Many subprime loans were no-money-down pipe dreams pushed on similar populations of economically vulnerable people, particularly minorities and the elderly. As with payday loans, subprime borrowers were often sucked into years of spiraling penalty payments by unscrupulous lenders.

A government agency dedicated to spotting and preventing such snake-oil consumer scams might have been able to prevent the 2008 crash. That none existed was amazing to begin with.
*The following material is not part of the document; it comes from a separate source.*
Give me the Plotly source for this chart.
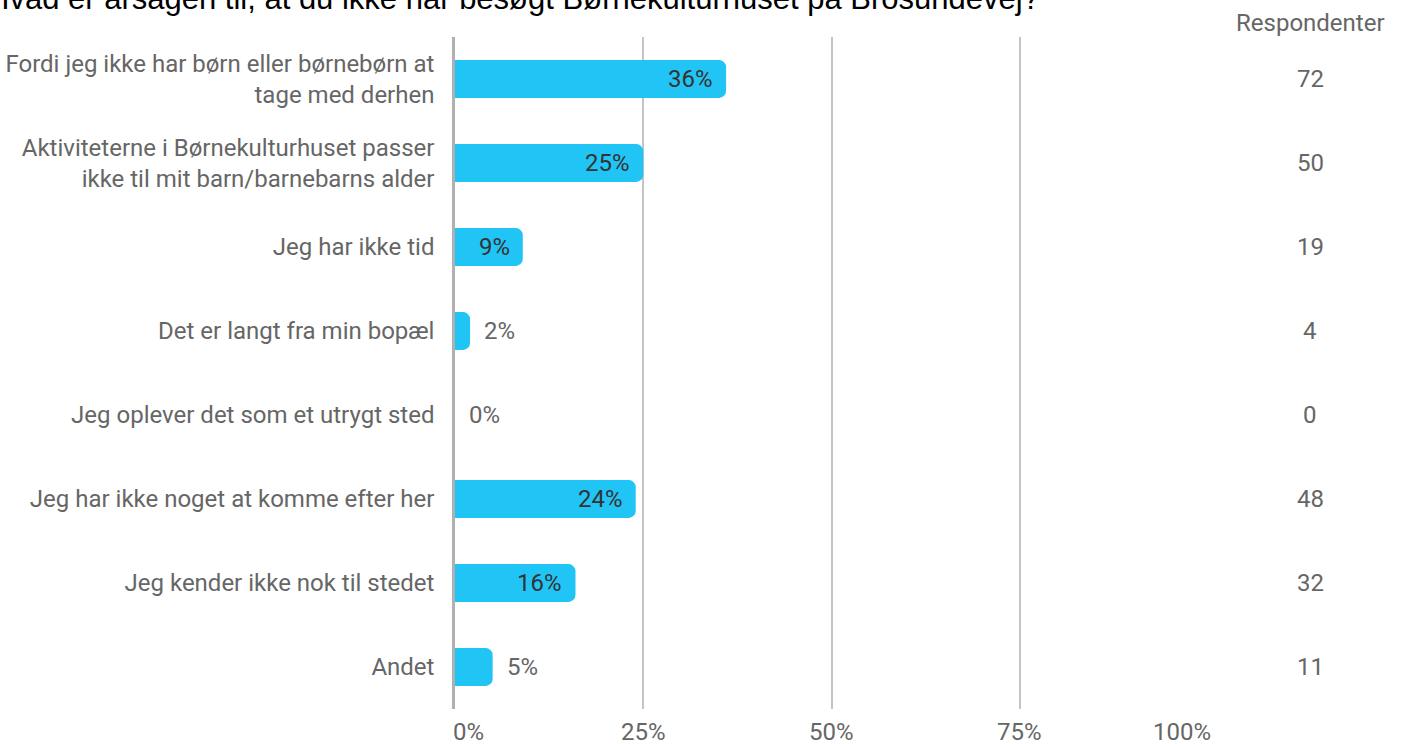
import plotly.graph_objects as go

categories = [
    "Fordi jeg ikke har børn eller børnebørn at<br>tage med derhen",
    "Aktiviteterne i Børnekulturhuset passer<br>ikke til mit barn/barnebarns alder",
    "Jeg har ikke tid",
    "Det er langt fra min bopæl",
    "Jeg oplever det som et utrygt sted",
    "Jeg har ikke noget at komme efter her",
    "Jeg kender ikke nok til stedet",
    "Andet",
]
percent = [36, 25, 9, 2, 0, 24, 16, 5]
respondents = [72, 50, 19, 4, 0, 48, 32, 11]
x_ticks = [0, 25, 50, 75, 100]
x_tick_labels = ["0%", "25%", "50%", "75%", "100%"]
title_text = "Hvad er årsagen til, at du ikke har besøgt Børnekulturhuset på Brosundevej?"

BAR = "#21c5f5"
GREY = "#666666"
FONT = "Roboto"
FS = 24

plot_l, plot_r, plot_t, plot_b = 455, 1208, 37, 709
w = plot_r - plot_l
h = plot_b - plot_t
resp_x = (1310 - plot_l) / w

fig = go.Figure()
fig.add_trace(go.Bar(
    y=categories, x=percent, orientation="h",
    marker=dict(color=BAR, cornerradius=7, line=dict(width=0)),
    width=0.45, hoverinfo="skip",
))

annotations = []
for c, p in zip(categories, percent):
    inside = p >= 9
    annotations.append(dict(
        x=p, y=c, xref="x", yref="y", text=f"{p}%", showarrow=False,
        xanchor="right" if inside else "left",
        xshift=-11 if inside else 12,
        font=dict(family=FONT, size=FS, color="#333333" if inside else GREY),
    ))
for c, r in zip(categories, respondents):
    annotations.append(dict(
        x=resp_x, y=c, xref="paper", yref="y", text=str(r), showarrow=False,
        xanchor="center", font=dict(family=FONT, size=FS, color=GREY),
    ))
# x-axis tick labels: first left-aligned, last right-aligned, others centred
for i, (tv, tl) in enumerate(zip(x_ticks, x_tick_labels)):
    anchor = "left" if i == 0 else ("right" if i == len(x_ticks) - 1 else "center")
    annotations.append(dict(
        x=tv, y=-(732 - plot_b) / h, xref="x", yref="paper", text=tl,
        showarrow=False, xanchor=anchor, yanchor="middle", borderpad=0,
        xshift=-3 if i == 0 else (4 if i == len(x_ticks) - 1 else 0),
        font=dict(family=FONT, size=FS, color=GREY),
    ))
annotations.append(dict(
    x=resp_x, y=1 + (plot_t - 23) / h, xref="paper", yref="paper",
    text="Respondenter", showarrow=False, xanchor="center", yanchor="middle",
    font=dict(family=FONT, size=FS, color=GREY),
))
annotations.append(dict(
    x=(-15 - plot_l) / w, y=1 + (plot_t + 1) / h, xref="paper", yref="paper",
    text=title_text, showarrow=False, xanchor="left", yanchor="middle",
    font=dict(family="Liberation Sans", size=31, color="#000000"),
))

fig.update_layout(
    width=1402, height=744,
    margin=dict(l=plot_l, r=1402 - plot_r, t=plot_t, b=744 - plot_b),
    plot_bgcolor="white", paper_bgcolor="white",
    showlegend=False,
    annotations=annotations,
    font=dict(family=FONT, size=FS, color=GREY),
)
fig.update_xaxes(
    range=[0, 100], tickvals=x_ticks, showticklabels=False,
    showgrid=True, gridcolor="#c4c4c4", gridwidth=1.5, zeroline=False,
    showline=False, ticks="", automargin=False, fixedrange=True,
)
fig.update_yaxes(
    autorange="reversed", showgrid=False, zeroline=False,
    showline=True, linecolor="#b0b0b0", linewidth=2.5, ticks="",
    ticklabelstandoff=13, tickfont=dict(family=FONT, size=FS, color=GREY),
    automargin=False, fixedrange=True,
)
fig.write_html(
    "out.html",
    config={"displayModeBar": False},
    post_script="document.body.style.margin='0';",
)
Government officials came to similar conclusions after the 1929 crash, when they created agencies like the SEC to help protect until-then unprotected investors.

That was the thinking behind the founding of the CFPB. Most of the financial regulatory system until then had been focused on larger economic questions like soundness and liquidity, and there was virtually no one on the beat to protect individual consumers.

Still, it took a fierce fight during the Dodd-Frank negotiations just to get the CFPB at all, as Republicans were fiercely opposed to its creation and especially anxious to prevent Elizabeth Warren from heading it.

Now the agency is being taken over by a politician subsidized by predatory lenders, and nominated by as infamous a scam artist as has ever graced the halls of the White House. Giving the founder of Trump University and projects like Trump SoHo the power to nominate the head of the nation's leading consumer protection agency is a punch line stupid enough to make even Dennis Miller groan.

As Trump always finds a way to up the media ante, the next step is surely something like putting someone like Angelo Mozilo in charge of HUD. Whatever the worst move you can imagine might be, it's coming. What a joke this country has become.